An exact copy of all the data is required, with pictures left out.

__DATA__
++++++++++++++++++++

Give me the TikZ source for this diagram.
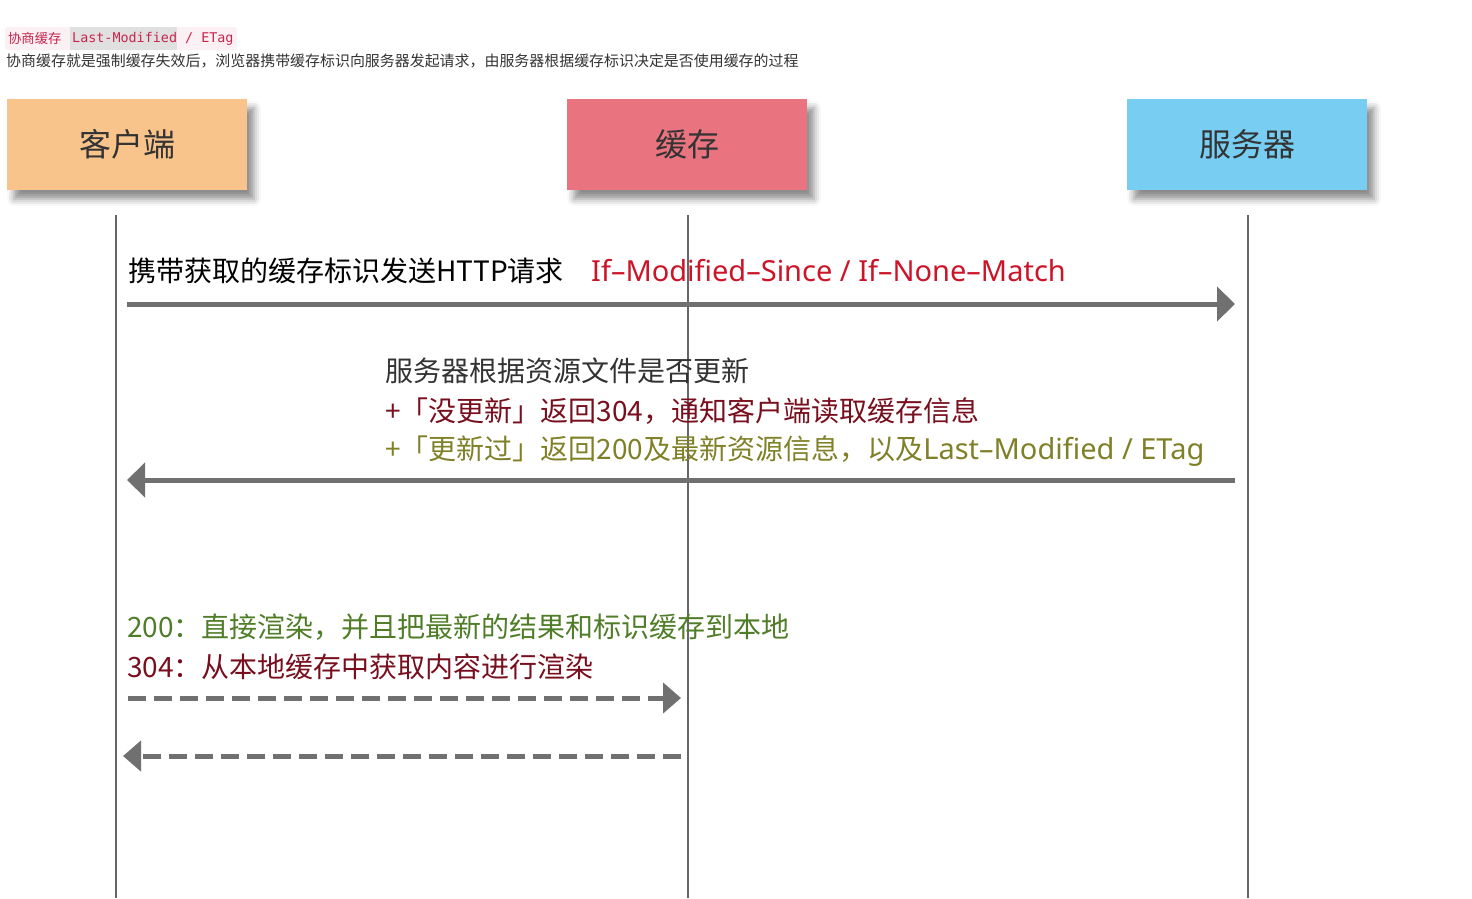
\documentclass[tikz,border=0pt]{standalone}
\usepackage{fontspec}
\setmainfont{Noto Sans CJK SC}
\newfontfamily\monof{DejaVu Sans Mono}
\newfontfamily\latinf{Noto Sans}
\newcommand\latinbig{\latinf\fontsize{29}{34}\selectfont}
\usetikzlibrary{arrows.meta,shadows.blur}
\definecolor{textdark}{RGB}{51,51,51}
\definecolor{codered}{RGB}{199,37,78}
\definecolor{codepink}{RGB}{251,240,243}
\definecolor{codegray}{RGB}{224,224,224}
\definecolor{clientfill}{RGB}{248,196,140}
\definecolor{cachefill}{RGB}{233,116,128}
\definecolor{serverfill}{RGB}{120,205,242}
\definecolor{lifegray}{RGB}{102,102,102}
\definecolor{arrowgray}{RGB}{112,112,112}
\definecolor{hdrred}{RGB}{204,20,40}
\definecolor{maroon}{RGB}{120,15,30}
\definecolor{olivec}{RGB}{128,128,40}
\definecolor{greenc}{RGB}{80,125,40}
\begin{document}
\begin{tikzpicture}[x=1pt,y=-1pt,
  actor/.style={minimum width=240pt, minimum height=91pt, inner sep=0pt,
    font=\fontsize{32}{38}\selectfont, text=textdark,
    blur shadow={shadow xshift=7pt, shadow yshift=-9pt, shadow blur radius=7pt, shadow opacity=45}},
  msg/.style={anchor=west, inner sep=0pt, font=\fontsize{28}{34}\selectfont},
  life/.style={draw=lifegray, line width=1.5pt},
  solidarrow/.style={draw=arrowgray, line width=5pt, -{Triangle[length=18pt,width=34pt]}},
  dasharrow/.style={draw=arrowgray, line width=5pt, dash pattern=on 18pt off 8pt, -{Triangle[length=18pt,width=30pt]}}
]
\useasboundingbox (0,0) rectangle (1472,898);

% header
\fill[codepink, rounded corners=3pt] (5,27) rectangle (237,50);
\fill[codegray] (70,27) rectangle (177,50);
\node[anchor=west, inner sep=0pt, text=codered, font=\fontsize{13.3}{16}\selectfont] (h1) at (8,38.5) {协商缓存};
\node[anchor=west, inner sep=0pt, text=codered, font=\monof\fontsize{13.4}{16}\selectfont] (h2) at (72,38.5) {Last-Modified / ETag};
\node[anchor=west, inner sep=0pt, text=textdark, font=\fontsize{14.95}{18}\selectfont] (desc) at (6,61) {协商缓存就是强制缓存失效后，浏览器携带缓存标识向服务器发起请求，由服务器根据缓存标识决定是否使用缓存的过程};

% actors
\node[actor, fill=clientfill] (client) at (127,144.5) {客户端};
\node[actor, fill=cachefill] (cache) at (687,144.5) {缓存};
\node[actor, fill=serverfill] (server) at (1247,144.5) {服务器};

% lifelines
\coordinate (ct) at (116,215); \coordinate (cb) at (116,898);
\coordinate (kt) at (688,215); \coordinate (kb) at (688,898);
\coordinate (st) at (1248,215); \coordinate (sb) at (1248,898);
\draw[life] (ct) -- (cb);
\draw[life] (kt) -- (kb);
\draw[life] (st) -- (sb);

% message 1
\node[msg, text=black] (m1a) at (128,271) {携带获取的缓存标识发送HTTP请求};
\node[msg, text=hdrred] (m1b) at (591,271) {\latinbig If–Modified–Since / If–None–Match};
\coordinate (a1s) at (127,304); \coordinate (a1e) at (1235,304);
\draw[solidarrow] (a1s) -- (a1e);

% message 2
\node[msg, text=textdark] (m2a) at (385,371) {服务器根据资源文件是否更新};
\node[msg, text=maroon] (m2b) at (385,411) {+「没更新」返回304，通知客户端读取缓存信息};
\node[msg, text=olivec] (m2c) at (385,451) {+「更新过」返回200及最新资源信息，以及{\latinbig Last–Modified / ETag}};
\coordinate (a2s) at (1235,480); \coordinate (a2e) at (127,480);
\draw[solidarrow] (a2s) -- (a2e);

% message 3/4
\node[msg, text=greenc] (m3a) at (127,627) {200：直接渲染，并且把最新的结果和标识缓存到本地};
\node[msg, text=maroon] (m3b) at (127,667) {304：从本地缓存中获取内容进行渲染};
\coordinate (a3s) at (128,698); \coordinate (a3e) at (681,698);
\draw[dasharrow] (a3s) -- (a3e);
\coordinate (a4s) at (681,756); \coordinate (a4e) at (123,756);
\draw[dasharrow] (a4s) -- (a4e);
\end{tikzpicture}
\end{document}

++++++++++++++++++++

__EXPECTED ANSWER__
Give me the TikZ source for this diagram.
\documentclass[tikz,border=0pt]{standalone}
\usepackage{fontspec}
\setmainfont{Noto Sans CJK SC}
\newfontfamily\monof{DejaVu Sans Mono}
\newfontfamily\latinf{Noto Sans}
\newcommand\latinbig{\latinf\fontsize{29}{34}\selectfont}
\usetikzlibrary{arrows.meta,shadows.blur}
\definecolor{textdark}{RGB}{51,51,51}
\definecolor{codered}{RGB}{199,37,78}
\definecolor{codepink}{RGB}{251,240,243}
\definecolor{codegray}{RGB}{224,224,224}
\definecolor{clientfill}{RGB}{248,196,140}
\definecolor{cachefill}{RGB}{233,116,128}
\definecolor{serverfill}{RGB}{120,205,242}
\definecolor{lifegray}{RGB}{102,102,102}
\definecolor{arrowgray}{RGB}{112,112,112}
\definecolor{hdrred}{RGB}{204,20,40}
\definecolor{maroon}{RGB}{120,15,30}
\definecolor{olivec}{RGB}{128,128,40}
\definecolor{greenc}{RGB}{80,125,40}
\begin{document}
\begin{tikzpicture}[x=1pt,y=-1pt,
  actor/.style={minimum width=240pt, minimum height=91pt, inner sep=0pt,
    font=\fontsize{32}{38}\selectfont, text=textdark,
    blur shadow={shadow xshift=7pt, shadow yshift=-9pt, shadow blur radius=7pt, shadow opacity=45}},
  msg/.style={anchor=west, inner sep=0pt, font=\fontsize{28}{34}\selectfont},
  life/.style={draw=lifegray, line width=1.5pt},
  solidarrow/.style={draw=arrowgray, line width=5pt, -{Triangle[length=18pt,width=34pt]}},
  dasharrow/.style={draw=arrowgray, line width=5pt, dash pattern=on 18pt off 8pt, -{Triangle[length=18pt,width=30pt]}}
]
\useasboundingbox (0,0) rectangle (1472,898);

% header
\fill[codepink, rounded corners=3pt] (5,27) rectangle (237,50);
\fill[codegray] (70,27) rectangle (177,50);
\node[anchor=west, inner sep=0pt, text=codered, font=\fontsize{13.3}{16}\selectfont] (h1) at (8,38.5) {协商缓存};
\node[anchor=west, inner sep=0pt, text=codered, font=\monof\fontsize{13.4}{16}\selectfont] (h2) at (72,38.5) {Last-Modified / ETag};
\node[anchor=west, inner sep=0pt, text=textdark, font=\fontsize{14.95}{18}\selectfont] (desc) at (6,61) {协商缓存就是强制缓存失效后，浏览器携带缓存标识向服务器发起请求，由服务器根据缓存标识决定是否使用缓存的过程};

% actors
\node[actor, fill=clientfill] (client) at (127,144.5) {客户端};
\node[actor, fill=cachefill] (cache) at (687,144.5) {缓存};
\node[actor, fill=serverfill] (server) at (1247,144.5) {服务器};

% lifelines
\coordinate (ct) at (116,215); \coordinate (cb) at (116,898);
\coordinate (kt) at (688,215); \coordinate (kb) at (688,898);
\coordinate (st) at (1248,215); \coordinate (sb) at (1248,898);
\draw[life] (ct) -- (cb);
\draw[life] (kt) -- (kb);
\draw[life] (st) -- (sb);

% message 1
\node[msg, text=black] (m1a) at (128,271) {携带获取的缓存标识发送HTTP请求};
\node[msg, text=hdrred] (m1b) at (591,271) {\latinbig If–Modified–Since / If–None–Match};
\coordinate (a1s) at (127,304); \coordinate (a1e) at (1235,304);
\draw[solidarrow] (a1s) -- (a1e);

% message 2
\node[msg, text=textdark] (m2a) at (385,371) {服务器根据资源文件是否更新};
\node[msg, text=maroon] (m2b) at (385,411) {+「没更新」返回304，通知客户端读取缓存信息};
\node[msg, text=olivec] (m2c) at (385,451) {+「更新过」返回200及最新资源信息，以及{\latinbig Last–Modified / ETag}};
\coordinate (a2s) at (1235,480); \coordinate (a2e) at (127,480);
\draw[solidarrow] (a2s) -- (a2e);

% message 3/4
\node[msg, text=greenc] (m3a) at (127,627) {200：直接渲染，并且把最新的结果和标识缓存到本地};
\node[msg, text=maroon] (m3b) at (127,667) {304：从本地缓存中获取内容进行渲染};
\coordinate (a3s) at (128,698); \coordinate (a3e) at (681,698);
\draw[dasharrow] (a3s) -- (a3e);
\coordinate (a4s) at (681,756); \coordinate (a4e) at (123,756);
\draw[dasharrow] (a4s) -- (a4e);
\end{tikzpicture}
\end{document}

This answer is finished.